Jan Müggenburg already realised during his studies that a look into the past is indispensable for a better understanding of the present. The rapid development of technical progress continually raises supposedly new questions that are hotly debated in the arts pages, for example. But many of these questions had already been asked - and answered - long ago in the course of the history of technology: "I found it unsatisfactory to chase after current phenomena and wring superficial interpretations out of them without really understanding where certain developments actually come from," says Müggenburg. After his master's thesis, the media scientist devoted himself to his doctoral project on the "Biological Computer Laboratory" in a graduate college at the University of Vienna from 2006 onwards and found out that artificial intelligence - both then and now - is closely linked to the question of human perception. The laboratory at the University of Illinois began experimenting with so-called biological computers as early as the 1960s, in the context of cybernetics and modelled on nature. "That's where they coined the term bionics, which we still use today," he explains. The machines that emerged from the experiments were supposed to be far ahead of the technical state of the art at the time. But: "Some of these biological computers did not actually do what their designers claimed they could do," says Müggenburg, "they merely gave the impression that they could. They were designed to be perceived as intelligent by humans. This is also true of today's AI research." Whether the machines are really intelligent or not: much more important, he says, is whether they are perceived to be intelligent. "You can create this perception with all kinds of rhetorical and technical means," says Müggenburg.
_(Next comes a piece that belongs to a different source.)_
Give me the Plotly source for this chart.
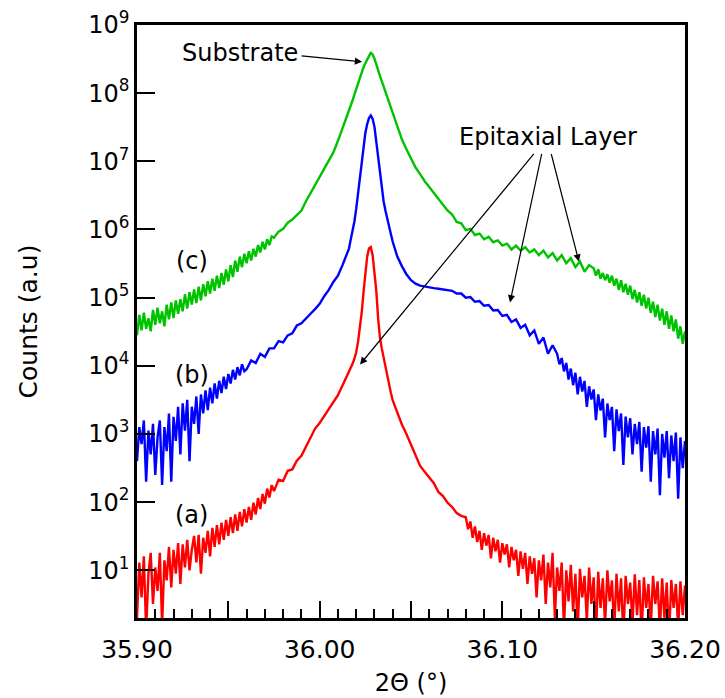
import plotly.graph_objects as go

# ---- 2-theta positions (degrees) ----
theta_left_fine = [
    35.90000, 35.90125, 35.90250, 35.90375, 35.90500, 35.90625, 35.90750, 35.90875, 35.91000, 35.91125,
    35.91250, 35.91375, 35.91500, 35.91625, 35.91750, 35.91875, 35.92000, 35.92125, 35.92250, 35.92375,
    35.92500, 35.92625, 35.92750, 35.92875, 35.93000, 35.93125, 35.93250, 35.93375, 35.93500, 35.93625,
    35.93750, 35.93875, 35.94000, 35.94125, 35.94250, 35.94375, 35.94500, 35.94625, 35.94750, 35.94875,
    35.95000, 35.95125, 35.95250, 35.95375, 35.95500, 35.95625, 35.95750, 35.95875, 35.96000, 35.96125,
    35.96250, 35.96375, 35.96500, 35.96625, 35.96750, 35.96875, 35.97000, 35.97125, 35.97250, 35.97375,
]
theta_left_coarse = [
    35.9000, 35.9025, 35.9050, 35.9075, 35.9100, 35.9125, 35.9150, 35.9175, 35.9200, 35.9225,
    35.9250, 35.9275, 35.9300, 35.9325, 35.9350, 35.9375, 35.9400, 35.9425, 35.9450, 35.9475,
    35.9500, 35.9525, 35.9550, 35.9575, 35.9600, 35.9625, 35.9650, 35.9675, 35.9700, 35.9725,
    35.9750, 35.9775, 35.9800, 35.9825, 35.9850, 35.9875, 35.9900, 35.9925, 35.9950, 35.9975,
    36.0000, 36.0025, 36.0050, 36.0075, 36.0100, 36.0125, 36.0150,
]
theta_peak = [
    36.016, 36.017, 36.018, 36.019, 36.020, 36.021, 36.022, 36.023, 36.024, 36.025,
    36.026, 36.027, 36.028, 36.029, 36.030, 36.031, 36.032, 36.033, 36.034, 36.035,
    36.036, 36.037, 36.038, 36.039, 36.040,
]
theta_right_coarse = [
    36.0425, 36.0450, 36.0475, 36.0500, 36.0525, 36.0550, 36.0575, 36.0600, 36.0625, 36.0650,
    36.0675, 36.0700, 36.0725, 36.0750, 36.0775, 36.0800, 36.0825, 36.0850, 36.0875, 36.0900,
    36.0925, 36.0950, 36.0975, 36.1000, 36.1025, 36.1050, 36.1075, 36.1100, 36.1125, 36.1150,
    36.1175, 36.1200, 36.1225, 36.1250, 36.1275, 36.1300, 36.1325, 36.1350, 36.1375, 36.1400,
    36.1425, 36.1450, 36.1475,
]
theta_right_fine = [
    36.08000, 36.08125, 36.08250, 36.08375, 36.08500, 36.08625, 36.08750, 36.08875, 36.09000, 36.09125,
    36.09250, 36.09375, 36.09500, 36.09625, 36.09750, 36.09875, 36.10000, 36.10125, 36.10250, 36.10375,
    36.10500, 36.10625, 36.10750, 36.10875, 36.11000, 36.11125, 36.11250, 36.11375, 36.11500, 36.11625,
    36.11750, 36.11875, 36.12000, 36.12125, 36.12250, 36.12375, 36.12500, 36.12625, 36.12750, 36.12875,
    36.13000, 36.13125, 36.13250, 36.13375, 36.13500, 36.13625, 36.13750, 36.13875, 36.14000, 36.14125,
    36.14250, 36.14375, 36.14500, 36.14625, 36.14750, 36.14875, 36.15000, 36.15125, 36.15250, 36.15375,
    36.15500, 36.15625, 36.15750, 36.15875, 36.16000, 36.16125, 36.16250, 36.16375, 36.16500, 36.16625,
    36.16750, 36.16875, 36.17000, 36.17125, 36.17250, 36.17375, 36.17500, 36.17625, 36.17750, 36.17875,
    36.18000, 36.18125, 36.18250, 36.18375, 36.18500, 36.18625, 36.18750, 36.18875, 36.19000, 36.19125,
    36.19250, 36.19375, 36.19500, 36.19625, 36.19750, 36.19875, 36.20000,
]

theta_a = theta_left_fine + theta_left_coarse[30:] + theta_peak + theta_right_coarse[:15] + theta_right_fine
theta_b = theta_left_fine[:48] + theta_left_coarse[24:] + theta_peak + theta_right_coarse[:35] + theta_right_fine[40:]
theta_c = theta_left_fine + theta_left_coarse[30:] + theta_peak + theta_right_coarse[:43] + theta_right_fine[56:]

# ---- (a) red sample, counts ----
counts_a = [
    2.0, 13, 4.0, 16, 1.3, 8.9, 18, 3.2, 11, 5.0,
    18, 1.6, 14, 7.1, 22, 5.6, 20, 8.9, 25, 6.3,
    24, 11, 28, 10, 20, 32, 13, 33, 8.9, 30,
    18, 38, 16, 42, 22, 46, 24, 50, 28, 55,
    32, 60, 35, 66, 38, 72, 44, 79, 50, 85,
    55, 98, 66, 115, 79, 132, 95, 158, 117, 178,
    145, 214, 204, 288, 302, 407, 479, 646, 891, 1200,
    1450, 1820, 2290, 2950, 3720, 5130, 7080,
    8130, 9330, 1.07e4, 1.26e4, 1.58e4, 2.24e4, 3.55e4, 6.0e4, 1.2e5, 2.4e5,
    4.0e5, 5.25e5, 5.5e5, 4.2e5, 2.5e5, 1.26e5, 5.0e4, 2.6e4, 1.8e4, 1.3e4,
    9500, 6900, 5200, 4000, 3100,
    2000, 1380, 1000, 710, 480, 340, 280, 234, 190, 141,
    123, 98, 85, 69, 63,
    60, 40, 52, 30, 44, 26, 38, 20, 35, 23,
    33, 15, 30, 19, 28, 13, 25, 17, 24, 11,
    22, 14, 20, 8.3, 19, 10.5, 18, 6.3, 16, 8.9,
    15, 4.0, 14, 7.1, 17, 3.2, 13, 5.6, 18, 2.0,
    11, 5.0, 13, 1.4, 10, 3.5, 12, 2.5, 8.9, 1.3,
    10.5, 4.0, 8.3, 1.8, 11, 3.2, 7.9, 1.1, 9.5, 2.8,
    7.6, 1.6, 10, 3.5, 7.1, 1.3, 8.9, 2.5, 7.6, 1.0,
    8.3, 3.2, 6.6, 1.6, 8.7, 2.2, 7.2, 1.1, 7.9, 2.8,
    6.3, 1.4, 8.3, 3.2, 6.9, 1.3, 7.6, 2.0, 6.6, 1.0,
    7.2, 2.8, 6.3, 1.4, 6.9, 2.2, 6.0,
]

# ---- (b) blue sample, counts ----
counts_b = [
    400, 1260, 710, 1580, 200, 1120, 500, 1410, 250, 890,
    1580, 178, 1260, 560, 2000, 200, 1780, 790, 2510, 500,
    2820, 1120, 3160, 400, 2510, 1410, 3550, 1000, 3800, 2000,
    4370, 2240, 4790, 2820, 5500, 3310, 6030, 3980, 6920, 4570,
    7590, 5500, 8710, 6310, 9550, 7240, 1.05e4, 8320,
    8900, 1.2e4, 1.1e4, 1.5e4, 1.35e4, 1.8e4, 1.8e4, 2.3e4, 2.2e4, 2.8e4,
    3.0e4, 3.9e4, 4.2e4, 5.0e4, 5.8e4, 6.8e4, 8.1e4, 1.05e5, 1.3e5, 1.7e5,
    2.1e5, 3.0e5, 4.4e5,
    5.2e5, 7.1e5, 9.3e5, 1.3e6, 2.0e6, 3.3e6, 5.6e6, 1.05e7, 1.7e7, 2.6e7,
    3.5e7, 4.3e7, 4.7e7, 4.2e7, 3.2e7, 2.0e7, 1.2e7, 6.5e6, 4.0e6, 2.6e6,
    1.9e6, 1.5e6, 1.1e6, 8.5e5, 6.6e5,
    4.0e5, 2.9e5, 2.2e5, 1.8e5, 1.6e5, 1.5e5, 1.45e5, 1.4e5, 1.38e5, 1.35e5,
    1.32e5, 1.26e5, 1.26e5, 1.15e5, 1.15e5, 1.0e5, 1.02e5, 8.7e4, 8.9e4, 7.6e4,
    7.8e4, 6.5e4, 6.6e4, 5.4e4, 5.6e4, 4.4e4, 4.8e4, 3.6e4, 4.0e4, 2.8e4,
    3.3e4, 2.1e4, 2.6e4, 1.5e4, 2.0e4,
    1.5e4, 1.05e4, 1.3e4, 8300, 1.1e4, 6300, 9100, 5200, 7900, 3800,
    6900, 4200, 6000, 2500, 5000, 3200, 4500, 1600, 3800, 2200,
    3300, 890, 2800, 1600, 2500, 560, 2300, 1100, 2000, 350,
    1800, 890, 1700, 500, 1400, 710, 1500, 280, 1260, 630,
    1300, 200, 1100, 500, 1200, 126, 1000, 450, 1100, 224,
    950, 400, 1050, 112, 890, 316, 790,
]

# ---- (c) green sample, counts ----
counts_c = [
    2.8e4, 5.6e4, 3.3e4, 6.0e4, 3.5e4, 5.0e4, 3.2e4, 6.6e4, 4.0e4, 7.1e4,
    4.2e4, 6.3e4, 3.8e4, 7.9e4, 4.8e4, 8.5e4, 5.0e4, 9.1e4, 5.8e4, 9.5e4,
    6.3e4, 1.12e5, 6.9e4, 1.2e5, 7.9e4, 1.32e5, 8.3e4, 1.45e5, 9.1e4, 1.58e5,
    1.05e5, 1.74e5, 1.15e5, 1.9e5, 1.26e5, 2.1e5, 1.38e5, 2.3e5, 1.55e5, 2.6e5,
    1.74e5, 3.0e5, 2.0e5, 3.5e5, 2.4e5, 4.0e5, 2.8e5, 4.4e5, 3.2e5, 4.8e5,
    3.5e5, 5.2e5, 4.0e5, 5.9e5, 4.6e5, 6.6e5, 5.1e5, 7.2e5, 5.9e5, 7.9e5,
    7.6e5, 9.3e5, 1.02e6, 1.26e6, 1.4e6, 1.66e6, 1.9e6, 2.6e6, 3.4e6, 4.4e6,
    5.8e6, 7.6e6, 1.0e7, 1.35e7, 2.0e7, 3.0e7, 4.6e7,
    5.4e7, 6.3e7, 7.8e7, 9.5e7, 1.15e8, 1.4e8, 1.7e8, 2.0e8, 2.4e8, 2.75e8,
    3.2e8, 3.5e8, 3.9e8, 3.7e8, 3.2e8, 2.7e8, 2.3e8, 1.8e8, 1.5e8, 1.26e8,
    1.07e8, 8.9e7, 7.4e7, 6.0e7, 5.0e7,
    3.3e7, 2.1e7, 1.5e7, 1.1e7, 8.1e6, 6.5e6, 5.1e6, 4.2e6, 3.4e6, 2.75e6,
    2.3e6, 1.9e6, 1.66e6, 1.29e6, 1.23e6, 9.8e5, 1.02e6, 8.3e5, 8.7e5, 7.2e5,
    7.8e5, 6.5e5, 6.9e5, 5.8e5, 6.2e5, 5.1e5, 5.8e5, 4.9e5, 5.5e5, 4.6e5,
    5.1e5, 4.2e5, 4.9e5, 3.9e5, 4.5e5, 3.5e5, 4.2e5, 3.2e5, 3.8e5, 2.8e5,
    3.4e5, 2.4e5, 3.0e5,
    2.7e5, 2.1e5, 2.6e5, 1.9e5, 2.3e5, 1.8e5, 2.2e5, 1.66e5, 2.1e5, 1.5e5,
    1.9e5, 1.3e5, 1.8e5, 1.2e5, 1.6e5, 1.1e5, 1.5e5, 9.5e4, 1.3e5, 8.5e4,
    1.2e5, 7.6e4, 1.1e5, 6.9e4, 1.0e5, 6.0e4, 8.7e4, 5.2e4, 7.9e4, 4.6e4,
    6.9e4, 4.0e4, 6.3e4, 3.5e4, 5.5e4, 3.2e4, 4.8e4, 2.5e4, 3.8e4, 2.1e4,
    3.2e4,
]

assert len(theta_a) == len(counts_a), (len(theta_a), len(counts_a))
assert len(theta_b) == len(counts_b), (len(theta_b), len(counts_b))
assert len(theta_c) == len(counts_c), (len(theta_c), len(counts_c))

x_tickvals = [35.90, 35.95, 36.00, 36.05, 36.10, 36.15, 36.20]
x_ticktext = ["35.90", "", "36.00", "", "36.10", "", "36.20"]
y_tickvals = [1e1, 1e2, 1e3, 1e4, 1e5, 1e6, 1e7, 1e8, 1e9]
y_ticktext = ["10<sup>1</sup>", "10<sup>2</sup>", "10<sup>3</sup>", "10<sup>4</sup>",
              "10<sup>5</sup>", "10<sup>6</sup>", "10<sup>7</sup>", "10<sup>8</sup>",
              "10<sup>9</sup>"]

FONT = "DejaVu Sans"
RED, BLUE, GREEN = "#ff0000", "#0000ff", "#00c300"

fig = go.Figure()
for xv, yv, col in [(theta_a, counts_a, RED), (theta_b, counts_b, BLUE), (theta_c, counts_c, GREEN)]:
    fig.add_trace(go.Scatter(x=xv, y=yv, mode="lines",
                             line=dict(color=col, width=2.4), showlegend=False,
                             hoverinfo="skip"))

fig.update_layout(
    width=725, height=698,
    margin=dict(l=137, r=40, t=25, b=80),
    paper_bgcolor="white", plot_bgcolor="white",
    font=dict(family=FONT, color="black"),
    xaxis=dict(
        range=[35.90, 36.20], tickvals=x_tickvals, ticktext=x_ticktext,
        ticks="inside", ticklen=17, tickwidth=2, tickcolor="black",
        minor=dict(dtick=0.01, tick0=35.90, ticks="inside", ticklen=9,
                   tickwidth=1.6, tickcolor="black", showgrid=False),
        showline=True, linecolor="black", linewidth=2.5, mirror=True,
        showgrid=False, zeroline=False, automargin=False,
        tickfont=dict(size=25, family=FONT), ticklabelstandoff=7,
        title=dict(text="2\u0398 (\u00b0)", font=dict(size=24, family=FONT), standoff=12),
    ),
    yaxis=dict(
        type="log", range=[0.3, 9], tickvals=y_tickvals, ticktext=y_ticktext,
        ticks="inside", ticklen=18, tickwidth=2, tickcolor="black",
        showline=True, linecolor="black", linewidth=2.5, mirror=True,
        showgrid=False, zeroline=False, automargin=False,
        tickfont=dict(size=24, family=FONT),
        title=dict(text="Counts (a.u)", font=dict(size=25, family=FONT), standoff=44),
    ),
)

# Series labels
for txt, xx, yy in [("(c)", 35.9301, 5.54), ("(b)", 35.9301, 3.86), ("(a)", 35.9301, 1.81)]:
    fig.add_annotation(x=xx, y=yy, text=txt, showarrow=False,
                       font=dict(size=24, family=FONT))

# Substrate label and arrow
fig.add_annotation(x=35.9564, y=8.59, text="Substrate", showarrow=False,
                   font=dict(size=24, family=FONT))
fig.add_annotation(x=36.0232, y=8.46, text="", showarrow=True, ax=-62, ay=-6,
                   arrowhead=2, arrowsize=1.2, arrowwidth=1.2, arrowcolor="black")

# Epitaxial layer label and arrows
fig.add_annotation(x=36.125, y=7.36, text="Epitaxial Layer", showarrow=False,
                   font=dict(size=24, family=FONT))
for hx, hy, ax, ay in [(36.0221, 4.02, 175, -212), (36.1042, 4.93, 32, -150),
                       (36.1419, 5.53, -28, -109)]:
    fig.add_annotation(x=hx, y=hy, text="", showarrow=True, ax=ax, ay=ay,
                       arrowhead=2, arrowsize=1.2, arrowwidth=1.2, arrowcolor="black")

fig.write_html("out.html")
What exactly such means can be and how to use them is what students learn - among many other contents - in the Bachelor's programme Digital Media. Jan Müggenburg is the programme director of the major. At the end of their studies, its graduates should have two things to take with them: Both a well-founded and reflected understanding of the history and present of digital cultures and the creative "tools of the trade" to make a positive contribution to that world themselves. "I hope that through the course we make a difference in that the students know that what they are doing has a history and is embedded in complex social contexts. These are insights that you don't get in a pure computer science degree," says Müggenburg. The media scientist pleads for "that little spark of optimism" when it comes to shaping the digital world in the future. "By now it should be clear to everyone that digital media will not automatically lead us to a new heyday of democracy, as many still predicted in the 1990s," says Müggenburg. He hopes that students will nevertheless not retreat into the purely humanities-analytical, capitalism- and technology-critical corner, where one has the means to recognise problems in the digital world, but not the means to change anything about them. Instead, he hopes that they will combine both skills after graduation and thus actively contribute to making digital cultures at least a bit more liveable space than they are right now - as reflective leaders in the media world who are sensitive to the history of digital cultures.